Wednesday, December 19, 2007
There seems to be a lil' confusion about my last post, I wanted to clear some things up. When I post with the title: "How It All Began" I am going back two years ago to when my cousin died and that's when I feel all my depression began. (At some point, I'll put that on the front page, I can see how it would be confusing.)
As for the Prozac stuff, thank you for all your concern. The best book I ever read about anti-depressants was called "Prozac Backlash." It's from a Harvard doctor who in essence says anti-depressants are good, but only for short amounts of time and ONLY COMBINED with therapy, which I firmly believe. (Why just dull the pain but never get in out of your system?)

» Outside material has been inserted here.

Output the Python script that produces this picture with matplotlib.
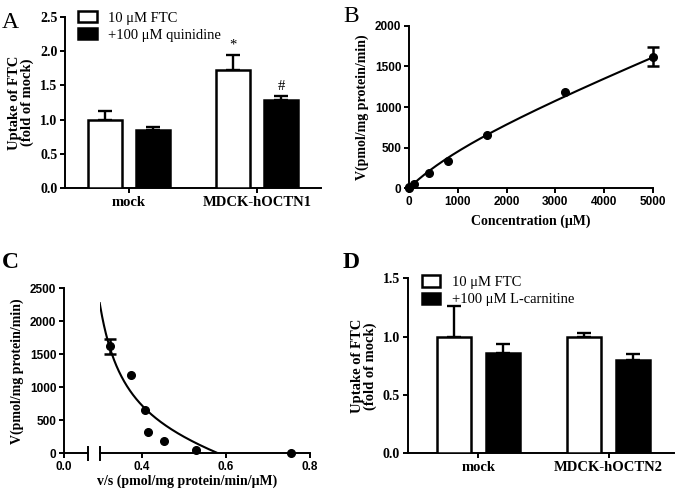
import numpy as np
import matplotlib
matplotlib.use("Agg")
import matplotlib.pyplot as plt
from matplotlib.patches import Patch

# ---------------- data ----------------
a_categories = ["mock", "MDCK-hOCTN1"]
a_ftc = [1.0, 1.73]
a_ftc_err = [0.12, 0.22]
a_quin = [0.85, 1.29]
a_quin_err = [0.04, 0.06]
a_marks = ["*", "#"]

b_conc = [10, 100, 400, 800, 1600, 3200, 5000]
b_v = [7.5, 52, 180, 330, 650, 1190, 1620]
b_err = [0, 0, 0, 0, 0, 0, 115]
# fitted kinetic parameters (saturable + nonsaturable)
fit_vmax = 546.0
fit_km = 1600.0
fit_kd = 0.24

c_vs = [0.755, 0.528, 0.452, 0.414, 0.406, 0.373, 0.324]
c_v = [7.5, 52, 180, 330, 650, 1190, 1620]
c_err = [0, 0, 0, 0, 0, 0, 115]

d_categories = ["mock", "MDCK-hOCTN2"]
d_ftc = [1.0, 1.0]
d_ftc_err = [0.26, 0.035]
d_carn = [0.86, 0.80]
d_carn_err = [0.075, 0.05]

# --------------- style ----------------
SERIF = ["Liberation Serif", "DejaVu Serif"]
SANS = ["Liberation Sans", "DejaVu Sans"]
plt.rcParams["font.family"] = SERIF
plt.rcParams["axes.linewidth"] = 1.4
plt.rcParams["xtick.major.width"] = 1.4
plt.rcParams["ytick.major.width"] = 1.4
plt.rcParams["xtick.major.size"] = 3.5
plt.rcParams["ytick.major.size"] = 3.5

W, H = 675, 490
fig = plt.figure(figsize=(W / 100, H / 100), dpi=100)


def rect(l, r, t, b):
    return [l / W, (H - b) / H, (r - l) / W, (b - t) / H]


def style(ax):
    for s in ["top", "right"]:
        ax.spines[s].set_visible(False)
    ax.tick_params(colors="black", pad=2)


def points_with_err(ax, xs, ys, errs):
    ax.plot(xs, ys, "o", color="black", ms=5.5, zorder=3, clip_on=False)
    ex = [x for x, e in zip(xs, errs) if e > 0]
    ey = [y for y, e in zip(ys, errs) if e > 0]
    ee = [e for e in errs if e > 0]
    ax.errorbar(ex, ey, yerr=ee, fmt="none", ecolor="black", elinewidth=1.8,
                capsize=4, capthick=1.8, zorder=3, clip_on=False)


def bar_panel(ax, cats, v1, e1, v2, e2, ymax, yticks, labels):
    x = np.arange(len(cats))
    off, w = 0.1875, 0.258
    ax.bar(x - off, v1, w, color="white", edgecolor="black", linewidth=1.8, zorder=3)
    ax.bar(x + off, v2, w, color="black", edgecolor="black", linewidth=1.8, zorder=3)
    ax.errorbar(x - off, v1, yerr=[np.zeros(len(e1)), e1], fmt="none", ecolor="black",
                elinewidth=1.7, capsize=5, capthick=1.7, zorder=2)
    ax.errorbar(x + off, v2, yerr=[np.zeros(len(e2)), e2], fmt="none", ecolor="black",
                elinewidth=1.7, capsize=5, capthick=1.7, zorder=2)
    ax.set_ylim(0, ymax)
    ax.set_yticks(yticks)
    ax.set_yticklabels([f"{t:.1f}" for t in yticks], fontweight="bold", fontsize=10)
    ax.set_xticks(x)
    ax.set_xticklabels(cats, fontweight="bold", fontsize=10.5)
    ax.tick_params(axis="x", pad=6)
    style(ax)
    ax.set_ylabel("Uptake of FTC\n(fold of mock)", fontweight="bold", fontsize=10.5,
                  linespacing=1.0, labelpad=4)
    handles = [Patch(facecolor="white", edgecolor="black", linewidth=1.8, label=labels[0]),
               Patch(facecolor="black", edgecolor="black", linewidth=1.8, label=labels[1])]
    ax.legend(handles=handles, loc="upper left", bbox_to_anchor=(0.027, 1.07),
              frameon=False, fontsize=10.5, handlelength=1.3, handleheight=0.8,
              handletextpad=0.8, labelspacing=0.25, borderaxespad=0)
    return x, off


# ---------------- A ----------------
axA = fig.add_axes(rect(65, 321, 17, 188))
xA, offA = bar_panel(axA, a_categories, a_ftc, a_ftc_err, a_quin, a_quin_err, 2.5,
                     [0.0, 0.5, 1.0, 1.5, 2.0, 2.5], ["10 μM FTC", "+100 μM quinidine"])
axA.set_xlim(-0.5, 1.5)
axA.text(xA[1] - offA, a_ftc[1] + a_ftc_err[1] + 0.05, a_marks[0], ha="center", va="bottom", fontsize=10.5)
axA.text(xA[1] + offA, a_quin[1] + a_quin_err[1] + 0.04, a_marks[1], ha="center", va="bottom", fontsize=10.5)
fig.text(2 / W, 1 - 22 / H, "A", fontsize=17, ha="left", va="center")

# ---------------- B ----------------
axB = fig.add_axes(rect(409, 653, 26, 188))
s = np.linspace(0, max(b_conc), 300)
vfit = fit_vmax * s / (fit_km + s) + fit_kd * s
axB.plot(s, vfit, color="black", lw=1.5, zorder=2)
points_with_err(axB, [0] + b_conc, [0] + b_v, [0] + b_err)
axB.set_xlim(0, 5000)
axB.set_ylim(0, 2000)
axB.set_xticks([0, 1000, 2000, 3000, 4000, 5000])
axB.set_yticks([0, 500, 1000, 1500, 2000])
for lab in axB.get_xticklabels() + axB.get_yticklabels():
    lab.set_fontfamily(SANS)
    lab.set_fontweight("bold")
    lab.set_fontsize(8.5)
style(axB)
axB.set_xlabel("Concentration (μM)", fontweight="bold", fontsize=10, labelpad=5)
axB.set_ylabel("V(pmol/mg protein/min)", fontweight="bold", fontsize=10, labelpad=4)
fig.text(343 / W, 1 - 17 / H, "B", fontsize=17, ha="left", va="center")

# ---------------- C ----------------
c_top, c_bot = 288.3, 453.3
axC1 = fig.add_axes(rect(64, 88, c_top, c_bot))
axC2 = fig.add_axes(rect(100, 310, c_top, c_bot))
for ax in (axC1, axC2):
    ax.set_ylim(0, 2500)
    for sp in ["top", "right"]:
        ax.spines[sp].set_visible(False)
axC1.set_xlim(0, 0.078)
axC2.set_xlim(0.3, 0.8)
axC2.spines["left"].set_visible(False)
axC2.tick_params(axis="y", left=False, labelleft=False)
axC1.set_yticks([0, 500, 1000, 1500, 2000, 2500])
axC1.set_xticks([0.0])
axC1.set_xticklabels(["0.0"])
axC2.set_xticks([0.4, 0.6, 0.8])
axC2.set_xticklabels(["0.4", "0.6", "0.8"])
for ax in (axC1, axC2):
    for lab in ax.get_xticklabels() + ax.get_yticklabels():
        lab.set_fontfamily(SANS)
        lab.set_fontweight("bold")
        lab.set_fontsize(8.5)
    ax.tick_params(pad=2)
# break end caps
for ax, xpos in ((axC1, 1.0), (axC2, 0.0)):
    ax.plot([xpos, xpos], [-0.04, 0.04], transform=ax.transAxes, color="black",
            lw=1.4, clip_on=False)
sc = np.linspace(0.5, 7600, 800)
vc = fit_vmax * sc / (fit_km + sc) + fit_kd * sc
axC2.plot(fit_vmax / (fit_km + sc) + fit_kd, vc, color="black", lw=1.5, zorder=2)
points_with_err(axC2, c_vs, c_v, c_err)
axC1.set_ylabel("V(pmol/mg protein/min)", fontweight="bold", fontsize=10, labelpad=4)
fig.text(187 / W, 1 - 481 / H, "v/s (pmol/mg protein/min/μM)", fontweight="bold",
         fontsize=10, ha="center", va="center")
fig.text(2 / W, 1 - 262 / H, "C", fontsize=17, fontweight="bold", ha="left", va="center")

# ---------------- D ----------------
axD = fig.add_axes(rect(407.7, 674, 278.3, 453.3))
xD, offD = bar_panel(axD, d_categories, d_ftc, d_ftc_err, d_carn, d_carn_err, 1.5,
                     [0.0, 0.5, 1.0, 1.5], ["10 μM FTC", "+100 μM L-carnitine"])
axD.set_xlim(-0.54, 1.5)
axD.get_legend().set_bbox_to_anchor((0.03, 1.05))
fig.text(343 / W, 1 - 262 / H, "D", fontsize=17, fontweight="bold", ha="left", va="center")

fig.savefig("out.png", dpi=100)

Which brings me to my next point, yeah, I broke up with my therapist but I still want to be in therapy. I'M A COMPLICATED GIRL, Y'ALL. I've been through some stuff. Why I broke up with her is I felt the lack of being challenged anymore and she would never PUSH ME to talk about my cousin's death even though week after week, I CAME IN THERE LOOKING LIKE A BIG SAD, FATTIE who obviously was deeply sad and troubled.
So I decided to challenge myself. What if I wrote about that time? What if I exorcised those demons on my own? What if I stopped keeping everything on the inside? What if I stopped pretending it didn't happen? What if I pushed myself to do new things out of my comfort zone? What if I SAID YES TO EVERYTHING instead of NO? What if I got out of BED?
It seems to be working, though when my insurance benefits kick back in, on January 1, I hope I will find someone new to help me with the journey.
Other things you might want to know, sometimes I feel bad if I blog about sad stuff so I will then blog about something ridiculous. Sometimes I am blogging without pants. Sometimes I blog from the library and there is a man on the next computer wearing no pants.